[begin Input rows]
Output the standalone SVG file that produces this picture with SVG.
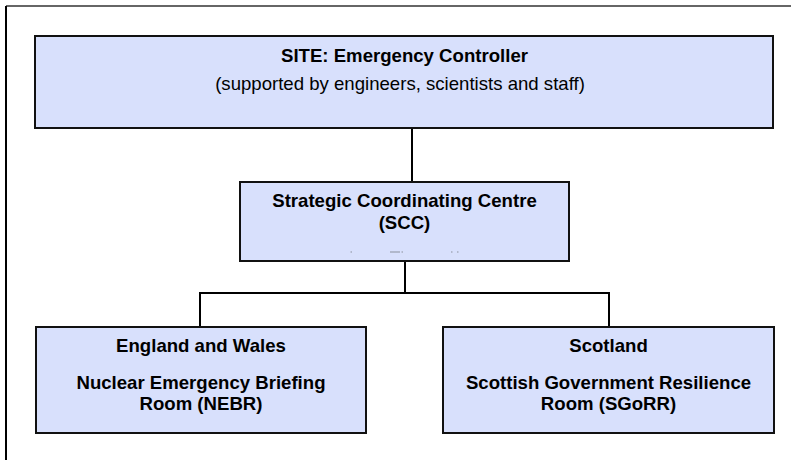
<svg xmlns="http://www.w3.org/2000/svg" width="791" height="460" viewBox="0 0 791 460">
  <style>
    .box { fill: #d8e0fc; stroke: #111; stroke-width: 2; }
    .t { font-family: "Liberation Sans", Arial, sans-serif; font-size: 18.6px; fill: #000; text-anchor: middle; }
    .b { font-weight: bold; }
    .wire { fill: none; stroke: #000; stroke-width: 2; }
    .speck { fill: #8a8f9c; }
  </style>
  <rect width="791" height="460" fill="#fff"/>

  <!-- frame: top and left edges only -->
  <g id="frame">
    <line x1="6" y1="6" x2="791" y2="6" stroke="#333" stroke-width="1.5"/>
    <line x1="6" y1="6" x2="6" y2="460" stroke="#000" stroke-width="2"/>
  </g>

  <g id="connectors">
    <line class="wire" x1="412" y1="128" x2="412" y2="182"/>
    <line class="wire" x1="405" y1="261" x2="405" y2="293"/>
    <polyline class="wire" points="200,327 200,293 609,293 609,327"/>
  </g>

  <g id="site">
    <rect class="box" x="35" y="36" width="738" height="92"/>
    <text class="t b" x="404.5" y="62">SITE: Emergency Controller</text>
    <text class="t" x="400" y="90">(supported by engineers, scientists and staff)</text>
  </g>

  <g id="scc">
    <rect class="box" x="240" y="182" width="329" height="79"/>
    <text class="t b" x="404.5" y="207">Strategic Coordinating Centre</text>
    <text class="t b" x="404.5" y="228.5">(SCC)</text>
    <!-- clipped remnants of a lower line -->
    <rect class="speck" x="350.5" y="251.5" width="1.5" height="1"/>
    <rect class="speck" x="390" y="251.5" width="10" height="1"/>
    <rect class="speck" x="401.5" y="251.5" width="1.5" height="1"/>
    <rect class="speck" x="451" y="251.5" width="1.5" height="1"/>
    <rect class="speck" x="457" y="251.5" width="1.5" height="1"/>
  </g>

  <g id="nebr">
    <rect class="box" x="36" y="327" width="330" height="106"/>
    <text class="t b" x="201" y="352">England and Wales</text>
    <text class="t b" x="201" y="388.5">Nuclear Emergency Briefing</text>
    <text class="t b" x="201" y="410">Room (NEBR)</text>
  </g>

  <g id="sgorr">
    <rect class="box" x="443" y="327" width="331" height="106"/>
    <text class="t b" x="608.5" y="352">Scotland</text>
    <text class="t b" x="608.5" y="388.5">Scottish Government Resilience</text>
    <text class="t b" x="608.5" y="410">Room (SGoRR)</text>
  </g>
</svg>
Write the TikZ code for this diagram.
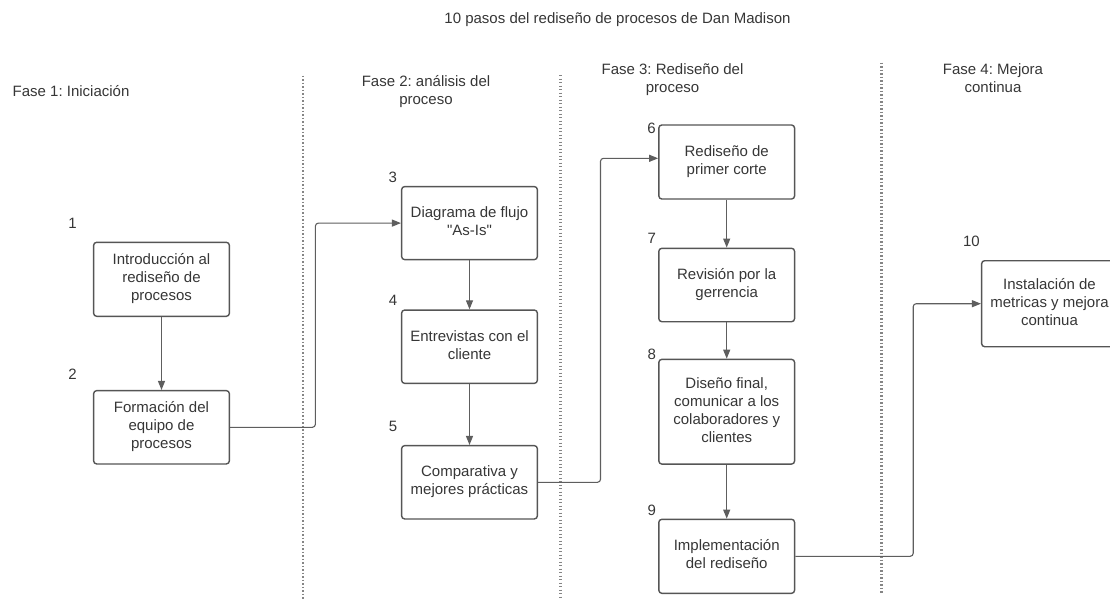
\documentclass[tikz,border=0pt]{standalone}
\usepackage{fontspec}
\setmainfont{Liberation Sans}[Ligatures=TeXOff]
\usetikzlibrary{arrows.meta}
\definecolor{ink}{HTML}{363636}
\definecolor{edge}{HTML}{555555}
\definecolor{wire}{HTML}{5E5E5E}
\definecolor{sep}{HTML}{858585}
\frenchspacing

\begin{document}
\begin{tikzpicture}[x=1pt,y=-1pt,
  every node/.style={font=\fontsize{15}{18}\selectfont, text=ink},
  stepbox/.style={draw=edge, line width=1.4pt, rounded corners=3pt,
    minimum width=135.7pt, inner sep=0pt, align=center},
  num/.style={inner sep=0pt},
  phase/.style={inner sep=0pt, align=center},
  conn/.style={draw=wire, line width=1.1pt, rounded corners=3pt,
    -{Triangle[length=9pt,width=7pt]}},
  divider/.style={draw=sep, line width=2.4pt, dash pattern=on 1.3pt off 2.2pt}]
\useasboundingbox (0,0) rectangle (1110,602);

% title and phase headings
\node[inner sep=0pt, anchor=base] (title) at (617.5,23.5)
  {10 pasos del rediseño de procesos de Dan Madison};
\node[inner sep=0pt, anchor=base west] (f1) at (12.5,96.7) {Fase 1: Iniciación};
\node[phase] (f2) at (426,91.8) {\strut Fase 2: análisis del\\\strut proceso};
\node[phase] (f3) at (672.5,80) {\strut Fase 3: Rediseño del\\\strut proceso};
\node[phase] (f4) at (993,80) {\strut Fase 4: Mejora\\\strut continua};

% phase separators
\coordinate (s1a) at (303,75.7);   \coordinate (s1b) at (303,599);
\coordinate (s2a) at (560.5,75);   \coordinate (s2b) at (560.5,598);
\coordinate (s3a) at (881.4,62.7); \coordinate (s3b) at (881.4,592.7);
\draw[divider] (s1a) -- (s1b);
\draw[divider] (s2a) -- (s2b);
\draw[divider] (s3a) -- (s3b);

% phase 1
\node[stepbox, minimum height=74pt] (b1) at (161.5,279.3)
  {\strut Introducción al\\\strut rediseño de\\\strut procesos};
\node[stepbox, minimum height=73.3pt] (b2) at (161.5,427.3)
  {\strut Formación del\\\strut equipo de\\\strut procesos};
\node[num] (n1) at (72.5,223.3) {1};
\node[num] (n2) at (72.5,374) {2};

% phase 2
\node[stepbox, minimum height=73pt] (b3) at (469.5,223.1)
  {\strut Diagrama de flujo\\\strut "As-Is"};
\node[stepbox, minimum height=73.3pt] (b4) at (469.5,346.7)
  {\strut Entrevistas con el\\\strut cliente};
\node[stepbox, minimum height=73.3pt] (b5) at (469.5,482.3)
  {\strut Comparativa y\\\strut mejores prácticas};
\node[num] (n3) at (392.7,177.3) {3};
\node[num] (n4) at (393,300) {4};
\node[num] (n5) at (393,426.7) {5};

% phase 3
\node[stepbox, minimum height=74pt] (b6) at (726.7,162)
  {\strut Rediseño de\\\strut primer corte};
\node[stepbox, minimum height=73.4pt] (b7) at (726.7,285)
  {\strut Revisión por la\\\strut gerrencia};
\node[stepbox, minimum height=104.7pt] (b8) at (726.7,411.7)
  {\strut Diseño final,\\\strut comunicar a los\\\strut colaboradores y\\\strut clientes};
\node[stepbox, minimum height=74pt] (b9) at (726.7,556.3)
  {\strut Implementación\\\strut del rediseño};
\node[num] (n6) at (651.5,128.3) {6};
\node[num] (n7) at (651.8,238.3) {7};
\node[num] (n8) at (651.8,354) {8};
\node[num] (n9) at (651.8,510) {9};

% phase 4
\node[stepbox, minimum height=86pt] (b10) at (1049.5,303.7)
  {\strut Instalación de\\\strut metricas y mejora\\\strut continua};
\node[num] (n10) at (971.4,241.7) {10};

% connectors
\coordinate (j1) at (315.4,223.1);
\coordinate (j2) at (600.5,158.3);
\coordinate (j3) at (913.2,303.7);

\draw[conn] (b1) -- (b2);
\draw[conn] (b2.east) -| (j1) -- (b3.west);
\draw[conn] (b3) -- (b4);
\draw[conn] (b4) -- (b5);
\draw[conn] (b5.east) -| (j2) -- (j2 -| b6.west);
\draw[conn] (b6) -- (b7);
\draw[conn] (b7) -- (b8);
\draw[conn] (b8) -- (b9);
\draw[conn] (b9.east) -| (j3) -- (b10.west);
\end{tikzpicture}
\end{document}
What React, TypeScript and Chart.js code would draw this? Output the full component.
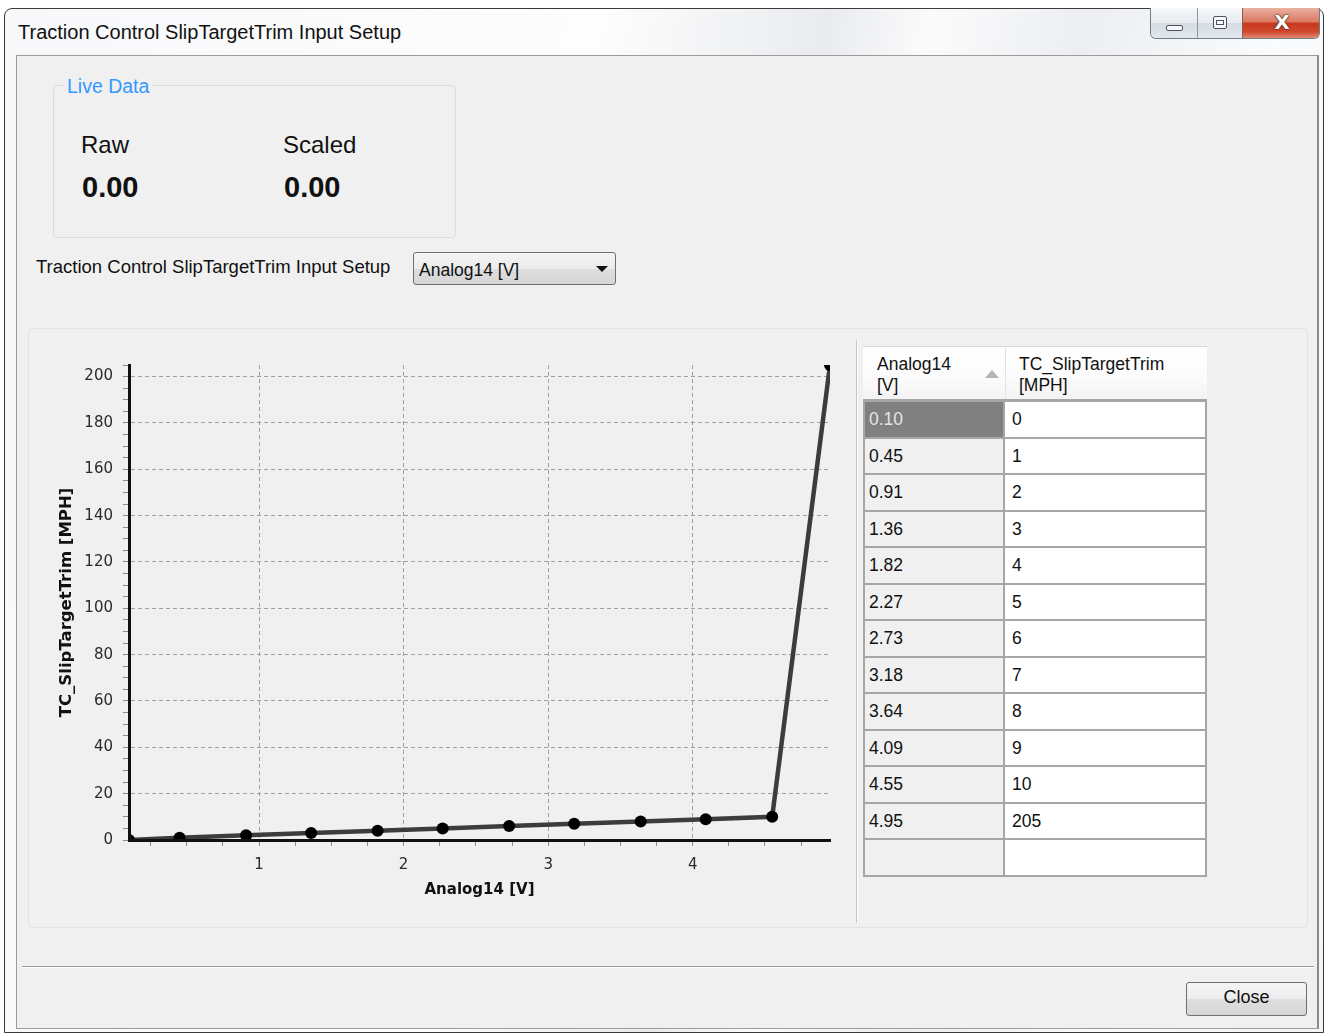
import React, { useEffect, useRef } from "react";
import { Chart, registerables } from "chart.js";

Chart.register(...registerables);

// ---- data ----
const analogVolts = [0.1, 0.45, 0.91, 1.36, 1.82, 2.27, 2.73, 3.18, 3.64, 4.09, 4.55, 4.95];
const slipTrimMph = [0, 1, 2, 3, 4, 5, 6, 7, 8, 9, 10, 205];
const yMin = 0;
const yMax = 205;
const yMinorStep = 5;
const yMajorStep = 20;
const xMin = 0.1;
const xMax = 4.95;
const xMinorStep = 0.25;
const xMajorStep = 1;
const xTitle = "Analog14 [V]";
const yTitle = "TC_SlipTargetTrim [MPH]";
const headerCol1 = ["Analog14", "[V]"];
const headerCol2 = ["TC_SlipTargetTrim", "[MPH]"];
const rawValue = "0.00";
const scaledValue = "0.00";

const UI = '"Liberation Sans", Arial, sans-serif';
const CH = '"DejaVu Sans", Verdana, sans-serif';

type TxtProps = {
  x: number;
  cy: number;
  size: number;
  bold?: boolean;
  color?: string;
  family?: string;
  w?: number;
  align?: "left" | "center" | "right";
  children: React.ReactNode;
};

function Txt({ x, cy, size, bold, color, family, w, align, children }: TxtProps) {
  return (
    <div
      style={{
        position: "absolute",
        left: x,
        top: cy - size * 0.59,
        width: w,
        textAlign: align || "left",
        fontFamily: family || UI,
        fontSize: size,
        lineHeight: `${size * 1.2}px`,
        fontWeight: bold ? "bold" : "normal",
        color: color || "#111",
        whiteSpace: "nowrap",
      }}
    >
      {children}
    </div>
  );
}

function Box(props: { l: number; t: number; w: number; h: number; style?: React.CSSProperties; children?: React.ReactNode }) {
  return (
    <div
      style={{
        position: "absolute",
        left: props.l,
        top: props.t,
        width: props.w,
        height: props.h,
        boxSizing: "border-box",
        ...props.style,
      }}
    >
      {props.children}
    </div>
  );
}

function TractionChart() {
  const ref = useRef<HTMLCanvasElement | null>(null);
  useEffect(() => {
    if (!ref.current) return;
    const isMultiple = (v: number, step: number) => Math.abs(v / step - Math.round(v / step)) < 1e-6;
    const chart = new Chart(ref.current, {
      type: "line",
      data: {
        datasets: [
          {
            data: analogVolts.map((x, i) => ({ x, y: slipTrimMph[i] })),
            borderColor: "#3c3c3c",
            borderWidth: 4.5,
            backgroundColor: "#000",
            pointBackgroundColor: "#000",
            pointBorderWidth: 0,
            pointRadius: 6,
            tension: 0,
            clip: 0,
          },
        ],
      },
      options: {
        animation: false,
        responsive: false,
        devicePixelRatio: 1,
        layout: { padding: { top: 25, right: 10, left: 0, bottom: 0 } },
        plugins: { legend: { display: false }, tooltip: { enabled: false } },
        scales: {
          x: {
            type: "linear",
            min: xMin,
            max: xMax,
            afterFit: (s: any) => {
              s.height = 80;
            },
            ticks: {
              stepSize: xMinorStep,
              includeBounds: false,
              autoSkip: false,
              maxRotation: 0,
              padding: 10,
              color: "#2a2a2a",
              font: { family: CH, size: 15 },
              callback: (v: any) => (isMultiple(Number(v), xMajorStep) ? String(Math.round(Number(v))) : ""),
            },
            grid: {
              color: (c: any) => (c.tick && isMultiple(c.tick.value, xMajorStep) ? "#a0a0a0" : "rgba(0,0,0,0)"),
              tickColor: "#8a8a8a",
              tickLength: 6,
              lineWidth: 1,
            },
            border: { display: true, color: "#111", width: 3, dash: [4, 3], z: 1 },
            title: {
              display: true,
              text: xTitle,
              color: "#111",
              font: { family: CH, size: 15, weight: "bold" },
              padding: { top: 0, bottom: 21 },
            },
          },
          y: {
            type: "linear",
            min: yMin,
            max: yMax,
            afterFit: (s: any) => {
              s.width = 89;
            },
            ticks: {
              stepSize: yMinorStep,
              includeBounds: false,
              autoSkip: false,
              padding: 10,
              color: "#2a2a2a",
              font: { family: CH, size: 15, lineHeight: 1.0 },
              callback: (v: any) => (isMultiple(Number(v), yMajorStep) ? String(Math.round(Number(v))) : ""),
            },
            grid: {
              color: (c: any) =>
                c.tick && isMultiple(c.tick.value, yMajorStep) && c.tick.value !== 0 ? "#a0a0a0" : "rgba(0,0,0,0)",
              tickColor: "#8a8a8a",
              tickLength: 6,
              lineWidth: 1,
            },
            border: { display: true, color: "#111", width: 3, dash: [4, 3], z: 1 },
            title: {
              display: true,
              text: yTitle,
              color: "#111",
              font: { family: CH, size: 16.5, weight: "bold" },
              padding: { top: 17, bottom: 0 },
            },
          },
        },
      } as any,
    });
    return () => chart.destroy();
  }, []);
  return (
    <canvas
      ref={ref}
      width={800}
      height={580}
      style={{ position: "absolute", left: 40, top: 340, width: 800, height: 580 }}
    />
  );
}

function DataTable() {
  const left = 863;
  const c1 = 142;
  const c2 = 202;
  const top = 400;
  const rowH = 36.5;
  const rows = analogVolts.map((v, i) => [v.toFixed(2), String(slipTrimMph[i])]);
  rows.push(["", ""]);
  const line = "#a6a6a6";
  return (
    <>
      {/* header */}
      <Box
        l={left}
        t={346}
        w={c1 + c2}
        h={55}
        style={{
          background: "linear-gradient(#ffffff, #fbfbfb 60%, #f3f3f3)",
          borderTop: "1px solid #d8d8d8",
          borderBottom: `2px solid ${line}`,
        }}
      />
      <Box l={left + c1} t={347} w={1} h={52} style={{ background: "#e2e2e2" }} />
      <Txt x={877} cy={364} size={17.5}>{headerCol1[0]}</Txt>
      <Txt x={877} cy={385} size={17.5}>{headerCol1[1]}</Txt>
      <Txt x={1019} cy={364} size={17.5}>{headerCol2[0]}</Txt>
      <Txt x={1019} cy={385} size={17.5}>{headerCol2[1]}</Txt>
      <div
        style={{
          position: "absolute",
          left: 985,
          top: 370,
          width: 0,
          height: 0,
          borderLeft: "7px solid transparent",
          borderRight: "7px solid transparent",
          borderBottom: "8px solid #b4b4b4",
        }}
      />
      {rows.map((r, i) => {
        const t = top + i * rowH;
        const sel = i === 0;
        return (
          <React.Fragment key={i}>
            <Box
              l={left}
              t={t}
              w={c1}
              h={rowH + 2}
              style={{
                background: sel ? "#808080" : "#f0f0f0",
                border: `2px solid ${line}`,
              }}
            />
            <Box
              l={left + c1}
              t={t}
              w={c2}
              h={rowH + 2}
              style={{ background: "#ffffff", border: `2px solid ${line}`, borderLeft: "none" }}
            />
            <Txt x={869} cy={t + 19.5} size={17.5} color={sel ? "#e4e4e4" : "#111"}>
              {r[0]}
            </Txt>
            <Txt x={1012} cy={t + 19.5} size={17.5}>
              {r[1]}
            </Txt>
          </React.Fragment>
        );
      })}
    </>
  );
}

export default function App() {
  return (
    <div
      style={{
        position: "absolute",
        left: 0,
        top: 0,
        width: 1328,
        height: 1036,
        background: "#ffffff",
        overflow: "hidden",
        fontFamily: UI,
      }}
    >
      {/* window frame */}
      <Box
        l={4}
        t={8}
        w={1320}
        h={1025}
        style={{
          border: "1px solid #3a3a3a",
          borderRadius: "8px 8px 0 0",
          background:
            "linear-gradient(100deg, #f7f8fa 0%, #fdfdfd 40%, #e9ebee 55%, #fbfbfc 62%, #eceef1 72%, #fafbfc 85%, #f3f4f6 100%)",
        }}
      />
      <Txt x={18} cy={32} size={20} color="#111">
        Traction Control SlipTargetTrim Input Setup
      </Txt>

      {/* caption buttons */}
      <Box
        l={1150}
        t={8}
        w={170}
        h={31}
        style={{ border: "1px solid #6f7c8c", borderTop: "none", borderRadius: "0 0 6px 6px", overflow: "hidden" }}
      >
        <div
          style={{
            position: "absolute",
            left: 0,
            top: 0,
            width: 46,
            height: 30,
            background: "linear-gradient(#f6f8fa, #e6eaee 50%, #d5dbe2 51%, #e3e8ee)",
            borderRight: "1px solid #8d98a6",
          }}
        />
        <div
          style={{
            position: "absolute",
            left: 47,
            top: 0,
            width: 44,
            height: 30,
            background: "linear-gradient(#f6f8fa, #e6eaee 50%, #d5dbe2 51%, #e3e8ee)",
            borderRight: "1px solid #8d5a50",
          }}
        />
        <div
          style={{
            position: "absolute",
            left: 92,
            top: 0,
            width: 78,
            height: 30,
            background: "linear-gradient(#eab0a2, #dc7a62 45%, #c8381e 52%, #cf4a2e 80%, #e58a70)",
          }}
        />
        <div
          style={{
            position: "absolute",
            left: 15,
            top: 17,
            width: 17,
            height: 6,
            border: "1px solid #4c5561",
            borderRadius: 2,
            background: "#f5f7fa",
            boxSizing: "border-box",
          }}
        />
        <div
          style={{
            position: "absolute",
            left: 62,
            top: 8,
            width: 14,
            height: 13,
            border: "1px solid #4c5561",
            borderRadius: 2,
            background: "#f5f7fa",
            boxSizing: "border-box",
          }}
        >
          <div
            style={{
              position: "absolute",
              left: 2,
              top: 3,
              width: 8,
              height: 5,
              border: "1px solid #4c5561",
              boxSizing: "border-box",
            }}
          />
        </div>
        <div
          style={{
            position: "absolute",
            left: 92,
            top: 1,
            width: 78,
            height: 28,
            textAlign: "center",
            fontFamily: '"DejaVu Sans", sans-serif',
            fontWeight: "bold",
            fontSize: 20,
            lineHeight: "26px",
            color: "#ffffff",
            textShadow: "0 0 1px #3a1a14, 0 0 1px #3a1a14, 0 0 2px #5a2a20",
          }}
        >
          X
        </div>
      </Box>

      {/* client area */}
      <Box
        l={16}
        t={55}
        w={1303}
        h={974}
        style={{ background: "#f0f0f0", border: "1px solid #9c9c9c", borderRight: "2px solid #8a8a8a" }}
      />

      {/* live data group */}
      <Box l={53} t={85} w={403} h={153} style={{ border: "1px solid #d6dee6", borderRadius: 4 }} />
      <div
        style={{
          position: "absolute",
          left: 64,
          top: 74,
          padding: "0 3px",
          background: "#f0f0f0",
          fontFamily: UI,
          fontSize: 19.5,
          lineHeight: "24px",
          color: "#3399ff",
        }}
      >
        Live Data
      </div>
      <Txt x={81} cy={145} size={24}>
        Raw
      </Txt>
      <Txt x={283} cy={145} size={24}>
        Scaled
      </Txt>
      <Txt x={82} cy={187} size={29} bold>
        {rawValue}
      </Txt>
      <Txt x={284} cy={187} size={29} bold>
        {scaledValue}
      </Txt>

      {/* input selector */}
      <Txt x={36} cy={267} size={18.5}>
        Traction Control SlipTargetTrim Input Setup
      </Txt>
      <Box
        l={413}
        t={252}
        w={203}
        h={33}
        style={{
          border: "1px solid #707070",
          borderRadius: 3,
          background: "linear-gradient(#f4f4f4, #ececec 50%, #dedede 51%, #d6d6d6)",
        }}
      />
      <Txt x={419} cy={270} size={17.5}>
        Analog14 [V]
      </Txt>
      <div
        style={{
          position: "absolute",
          left: 596,
          top: 266,
          width: 0,
          height: 0,
          borderLeft: "6px solid transparent",
          borderRight: "6px solid transparent",
          borderTop: "6px solid #111",
        }}
      />

      {/* chart panel */}
      <Box l={28} t={328} w={1280} h={600} style={{ border: "1px solid #dfe4ea", borderRadius: 3 }} />
      <Box l={856} t={340} w={1} h={583} style={{ background: "#b6c6d6" }} />
      <Box l={857} t={340} w={1} h={583} style={{ background: "#ffffff" }} />

      <TractionChart />
      <DataTable />

      {/* bottom separator and close */}
      <Box l={22} t={966} w={1292} h={1} style={{ background: "#9a9a9a" }} />
      <Box l={22} t={967} w={1292} h={1} style={{ background: "#ffffff" }} />
      <Box
        l={1186}
        t={982}
        w={121}
        h={34}
        style={{
          border: "1px solid #707070",
          borderRadius: 3,
          background: "linear-gradient(#f4f4f4, #ececec 50%, #dedede 51%, #d6d6d6)",
        }}
      />
      <Txt x={1186} w={121} align="center" cy={998} size={18}>
        Close
      </Txt>
    </div>
  );
}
[end Input rows]
** Short problem **
The copy should hold exactly the lines from the line with "What React, TypeScript" to the line with "Chart.register(...registerables);", both ends in, set down without any pictures and with nothing added.

** Worked solution **
What React, TypeScript and Chart.js code would draw this? Output the full component.
import React, { useEffect, useRef } from "react";
import { Chart, registerables } from "chart.js";

Chart.register(...registerables);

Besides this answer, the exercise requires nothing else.